Le Tribunal fédéral a récemment confirmé l'application stricte, dans la jurisprudence genevoise, de l'art. 86 al. 2 LPA et des conséquences légales d'un non-paiement de l'avance de frais dans le délai imparti (arrêt du Tribunal fédéral 1C_339/2020 du 20 octobre 2020 consid. 2.4 et les références citées).

5) En l'espèce, il n'est pas contesté que le recourant a été valablement atteint par la communication du TAPI lui impartissant un délai au 18 octobre 2021 pour effectuer le paiement de l'avance de frais, quand bien même le pli a été retourné « non réclamé » à son expéditeur. Le TAPI l'a expédié à l'adresse fournie par le recourant, de sorte qu'il incombait à ce dernier de prendre toutes dispositions utiles pour en avoir connaissance à temps. Le recourant ne soutient à juste titre pas que le TAPI aurait dû chercher à attirer par un autre moyen son attention sur l'exigence du paiement de l'avance de frais, respectivement sur les conséquences d'un non-paiement.

Il apparaît, par ailleurs, que le délai fixé, de trente jours, constitue un délai suffisant. Il n'est pas non plus contesté que l'avance de frais n'a pas été acquittée dans le délai imparti.

Le recourant fait valoir un séjour à l'étranger.

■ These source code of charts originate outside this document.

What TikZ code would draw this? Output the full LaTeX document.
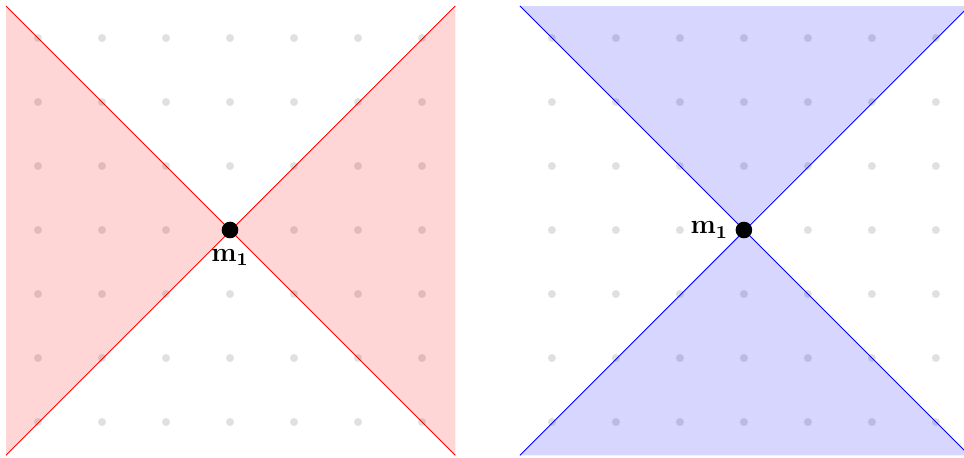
\documentclass[tikz,border=0pt]{standalone}
\usetikzlibrary{calc}
\begin{document}
\begin{tikzpicture}[x=1cm,y=1cm,
  griddot/.style={circle,fill=black,fill opacity=0.12,inner sep=0pt,minimum size=0.125cm},
  bigdot/.style={circle,fill=black,inner sep=0pt,minimum size=0.26cm},
  redfill/.style={fill=red!16},
  bluefill/.style={fill=blue!16},
  lbl/.style={font=\large,inner sep=1pt}]
\useasboundingbox (-3.594,-3.547) rectangle (11.469,3.594);
% ---------- left panel ----------
\coordinate (LTL) at (-3.5,3.5);
\coordinate (LTR) at (3.52,3.5);
\coordinate (LBL) at (-3.5,-3.52);
\coordinate (LBR) at (3.52,-3.52);
\coordinate (LC) at (0,0);
\fill[redfill] (LTL) -- (LC) -- (LBL) -- cycle;
\fill[redfill] (LTR) -- (LC) -- (LBR) -- cycle;
\draw[red] (LTL) -- (LBR);
\draw[red] (LBL) -- (LTR);
\foreach \i in {-3,...,3}
  \foreach \j in {-3,...,3}
    \node[griddot] at (\i,\j) {};
\node[bigdot] (m1a) at (LC) {};
\node[lbl,anchor=north] (la) at ([yshift=-3.5pt]m1a.south) {$\mathbf{m_1}$};
% ---------- right panel ----------
\begin{scope}[xshift=8.03cm]
\coordinate (RTL) at (-3.5,3.5);
\coordinate (RTR) at (3.52,3.5);
\coordinate (RBL) at (-3.5,-3.52);
\coordinate (RBR) at (3.52,-3.52);
\coordinate (RC) at (0,0);
\fill[bluefill] (RTL) -- (RC) -- (RTR) -- cycle;
\fill[bluefill] (RBL) -- (RC) -- (RBR) -- cycle;
\draw[blue] (RTL) -- (RBR);
\draw[blue] (RBL) -- (RTR);
\foreach \i in {-3,...,3}
  \foreach \j in {-3,...,3}
    \node[griddot] at (\i,\j) {};
\node[bigdot] (m1b) at (RC) {};
\node[lbl,anchor=east] (lb) at ([xshift=-2pt]m1b.west) {$\mathbf{m_1}$};
\end{scope}
\end{tikzpicture}
\end{document}
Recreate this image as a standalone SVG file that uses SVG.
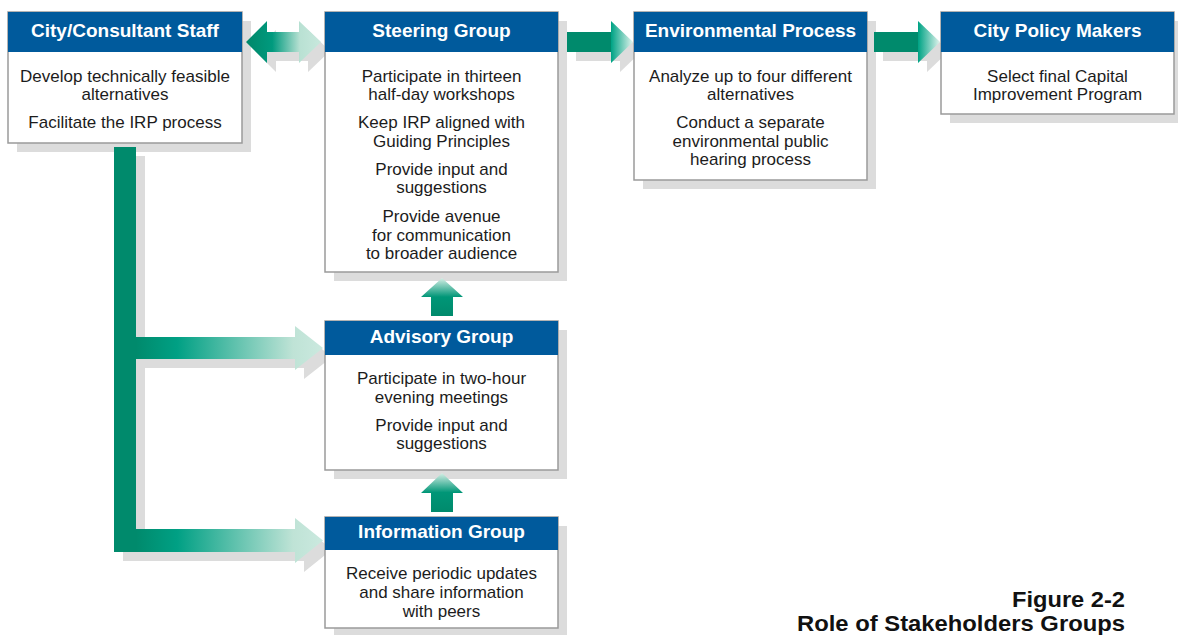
<svg xmlns="http://www.w3.org/2000/svg" width="1178" height="635" viewBox="0 0 1178 635">
  <defs>
    <style>
      .shadow { fill: #dcdcdc; }
      .box { fill: #ffffff; stroke: #9a9a9a; stroke-width: 1.5; }
      .head { fill: #005a9c; }
      .title { font-family: "Liberation Sans", Arial, sans-serif; font-weight: bold; font-size: 19px; fill: #ffffff; text-anchor: middle; }
      .body { font-family: "Liberation Sans", Arial, sans-serif; font-size: 17px; fill: #1c1c1c; text-anchor: middle; }
      .caption { font-family: "Liberation Sans", Arial, sans-serif; font-weight: bold; font-size: 21.5px; fill: #111111; text-anchor: end; }
      .solid { fill: #008a6c; }
    </style>
    <!-- two-way arrow: dark on the left, fading to pale green on the right -->
    <linearGradient id="gDouble" gradientUnits="userSpaceOnUse" x1="246" y1="0" x2="321" y2="0">
      <stop offset="0" stop-color="#008769"/>
      <stop offset="0.35" stop-color="#009a7e"/>
      <stop offset="0.72" stop-color="#b9e1d3"/>
      <stop offset="1" stop-color="#c8e8dd"/>
    </linearGradient>
    <!-- right-pointing arrows: solid shaft, head fading toward the tip -->
    <linearGradient id="gRight1" gradientUnits="userSpaceOnUse" x1="567" y1="0" x2="633" y2="0">
      <stop offset="0" stop-color="#008a6c"/>
      <stop offset="0.66" stop-color="#008a6c"/>
      <stop offset="0.67" stop-color="#00a385"/>
      <stop offset="1" stop-color="#e4f4ee"/>
    </linearGradient>
    <linearGradient id="gRight2" gradientUnits="userSpaceOnUse" x1="874" y1="0" x2="940" y2="0">
      <stop offset="0" stop-color="#008a6c"/>
      <stop offset="0.66" stop-color="#008a6c"/>
      <stop offset="0.67" stop-color="#00a385"/>
      <stop offset="1" stop-color="#e4f4ee"/>
    </linearGradient>
    <!-- branches off the vertical trunk -->
    <linearGradient id="gBranch" gradientUnits="userSpaceOnUse" x1="136" y1="0" x2="323" y2="0">
      <stop offset="0" stop-color="#008a6c"/>
      <stop offset="0.22" stop-color="#00a084"/>
      <stop offset="0.84" stop-color="#bfe3d6"/>
      <stop offset="1" stop-color="#cbe9df"/>
    </linearGradient>
    <!-- upward arrows: pale tip, solid shaft -->
    <linearGradient id="gUp" x1="0" y1="0" x2="0" y2="1">
      <stop offset="0" stop-color="#d6efe6"/>
      <stop offset="0.5" stop-color="#009677"/>
      <stop offset="1" stop-color="#008a6c"/>
    </linearGradient>
  </defs>

  <!-- drop shadows -->
  <g id="shadows">
    <rect class="shadow" x="17" y="21" width="234" height="131"/>
    <rect class="shadow" x="334" y="21" width="233" height="260"/>
    <rect class="shadow" x="643" y="21" width="233" height="168"/>
    <rect class="shadow" x="950" y="21" width="233" height="102"/>
    <rect class="shadow" x="334" y="330" width="233" height="149"/>
    <rect class="shadow" x="334" y="526" width="233" height="111"/>
    <polygon class="shadow" points="255,51 276,30 276,41 308,41 308,30 330,51 308,72 308,61 276,61 276,72"/>
    <polygon class="shadow" points="576,41 620,41 620,30 642,51 620,72 620,61 576,61"/>
    <polygon class="shadow" points="883,41 927,41 927,30 949,51 927,72 927,61 883,61"/>
    <path class="shadow" d="M123,156 H145 V346 H304 V335 L332,357 L304,379 V368 H145 V538 H304 V527 L332,549.5 L304,572 V561 H123 Z"/>
  </g>

  <!-- connectors -->
  <g id="connectors">
    <polygon fill="url(#gDouble)" points="246,42 267,21 267,32 299,32 299,21 321,42 299,63 299,52 267,52 267,63"/>
    <polygon fill="url(#gRight1)" points="567,32 611,32 611,21 633,42 611,63 611,52 567,52"/>
    <polygon fill="url(#gRight2)" points="874,32 918,32 918,21 940,42 918,63 918,52 874,52"/>
    <rect class="solid" x="114" y="147" width="22" height="405"/>
    <polygon fill="url(#gBranch)" points="136,337 295,337 295,326 323,348 295,370 295,359 136,359"/>
    <polygon fill="url(#gBranch)" points="136,529 295,529 295,518 323,540.5 295,563 295,552 136,552"/>
    <polygon fill="url(#gUp)" points="442,278 463,297 453,297 453,316 431,316 431,297 421,297"/>
    <polygon fill="url(#gUp)" points="442,473 463,493 453,493 453,512 431,512 431,493 421,493"/>
  </g>

  <g id="city-staff">
    <rect class="box" x="8" y="12" width="234" height="131"/>
    <rect class="head" x="8" y="12" width="234" height="40"/>
    <text class="title" x="125" y="37">City/Consultant Staff</text>
    <text class="body"><tspan x="125" y="82">Develop technically feasible</tspan><tspan x="125" y="100">alternatives</tspan><tspan x="125" y="128">Facilitate the IRP process</tspan></text>
  </g>

  <g id="steering-group">
    <rect class="box" x="325" y="12" width="233" height="260"/>
    <rect class="head" x="325" y="12" width="233" height="40"/>
    <text class="title" x="441.5" y="37">Steering Group</text>
    <text class="body"><tspan x="441.5" y="82">Participate in thirteen</tspan><tspan x="441.5" y="100">half-day workshops</tspan><tspan x="441.5" y="128">Keep IRP aligned with</tspan><tspan x="441.5" y="147">Guiding Principles</tspan><tspan x="441.5" y="175">Provide input and</tspan><tspan x="441.5" y="193">suggestions</tspan><tspan x="441.5" y="222">Provide avenue</tspan><tspan x="441.5" y="241">for communication</tspan><tspan x="441.5" y="259">to broader audience</tspan></text>
  </g>

  <g id="environmental-process">
    <rect class="box" x="634" y="12" width="233" height="168"/>
    <rect class="head" x="634" y="12" width="233" height="40"/>
    <text class="title" x="750.5" y="37">Environmental Process</text>
    <text class="body"><tspan x="750.5" y="82">Analyze up to four different</tspan><tspan x="750.5" y="100">alternatives</tspan><tspan x="750.5" y="128">Conduct a separate</tspan><tspan x="750.5" y="147">environmental public</tspan><tspan x="750.5" y="165">hearing process</tspan></text>
  </g>

  <g id="city-policy-makers">
    <rect class="box" x="941" y="12" width="233" height="102"/>
    <rect class="head" x="941" y="12" width="233" height="40"/>
    <text class="title" x="1057.5" y="37">City Policy Makers</text>
    <text class="body"><tspan x="1057.5" y="82">Select final Capital</tspan><tspan x="1057.5" y="100">Improvement Program</tspan></text>
  </g>

  <g id="advisory-group">
    <rect class="box" x="325" y="321" width="233" height="149"/>
    <rect class="head" x="325" y="321" width="233" height="34"/>
    <text class="title" x="441.5" y="343">Advisory Group</text>
    <text class="body"><tspan x="441.5" y="384">Participate in two-hour</tspan><tspan x="441.5" y="403">evening meetings</tspan><tspan x="441.5" y="431">Provide input and</tspan><tspan x="441.5" y="449">suggestions</tspan></text>
  </g>

  <g id="information-group">
    <rect class="box" x="325" y="517" width="233" height="111"/>
    <rect class="head" x="325" y="517" width="233" height="33"/>
    <text class="title" x="441.5" y="538">Information Group</text>
    <text class="body"><tspan x="441.5" y="579">Receive periodic updates</tspan><tspan x="441.5" y="598">and share information</tspan><tspan x="441.5" y="617">with peers</tspan></text>
  </g>

  <g id="caption">
    <text class="caption" x="1125" y="607" textLength="113" lengthAdjust="spacingAndGlyphs">Figure 2-2</text>
    <text class="caption" x="1125" y="631" textLength="328" lengthAdjust="spacingAndGlyphs">Role of Stakeholders Groups</text>
  </g>
</svg>
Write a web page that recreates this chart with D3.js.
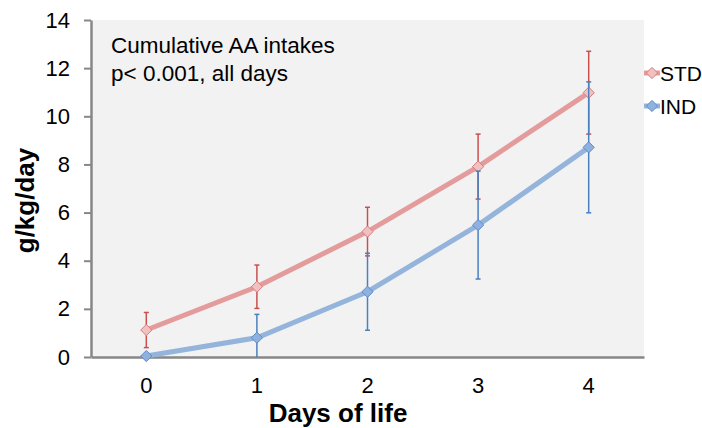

Toutefois, de jurisprudence constante, le fait d'avoir été absent ou en vacances pendant la période de distribution ne constitue pas un motif valable.

Le paiement du montant de CHF 400.- à titre d'avance de frais dans le cadre de la procédure de recours de la chambre de céans n'est pas de nature à réparer les conséquences de l'absence du paiement de l'avance de frais litigieuse dans le délai que le TAPI avait imparti.

Dans ces circonstances, la chambre de céans ne peut que constater que, l'avance de frais n'ayant pas été acquittée dans le délai imparti, le TAPI était fondé à déclarer le recours irrecevable, conformément à l'art. 86 al. 2 LPA.

6) Vu l'issue du litige, un émolument de CHF 400.- sera mis à la charge du recourant, qui ne peut se voir allouer une indemnité de procédure (art. 87 LPA).

 

* * * * *

 

 

PAR CES MOTIFS
LA CHAMBRE ADMINISTRATIVE

à la forme :

déclare recevable le recours interjeté le 15 novembre 2021 par Monsieur A______ contre le jugement du Tribunal administratif de première instance du 22 octobre 2021 ;

au fond :

le rejette ;

met à la charge de Monsieur A______ un émolument de CHF 400.- ;

dit qu’il n’est pas alloué d’indemnité de procédure ;

dit que, conformément aux art. 82 ss de la loi fédérale sur le Tribunal fédéral du 17 juin 2005 (LTF - RS 173.110), le présent arrêt peut être porté dans les trente jours qui suivent sa notification par-devant le Tribunal fédéral, par la voie du recours en matière de droit public ; le mémoire de recours doit indiquer les conclusions, motifs et moyens de preuve et porter la signature du recourant ou de son mandataire ; il doit être adressé au Tribunal fédéral, 1000 Lausanne 14, par voie postale ou par voie électronique aux conditions de l’art. 42 LTF. Le présent arrêt et les pièces en possession du recourant, invoquées comme moyens de preuve, doivent être joints à l’envoi ;

communique le présent arrêt à Monsieur A______, au département du territoire-oac, ainsi qu’au Tribunal administratif de première instance.

Siégeant : Mme Payot Zen-Ruffinen, présidente, Mme Lauber, M. Mascotto, juges.

Au nom de la chambre administrative :

la greffière-juriste :

 

 

J. Poinsot

 

 

la présidente siégeant :

 

 

F. Payot Zen-Ruffinen

 

 

Copie conforme de cet arrêt a été communiquée aux parties.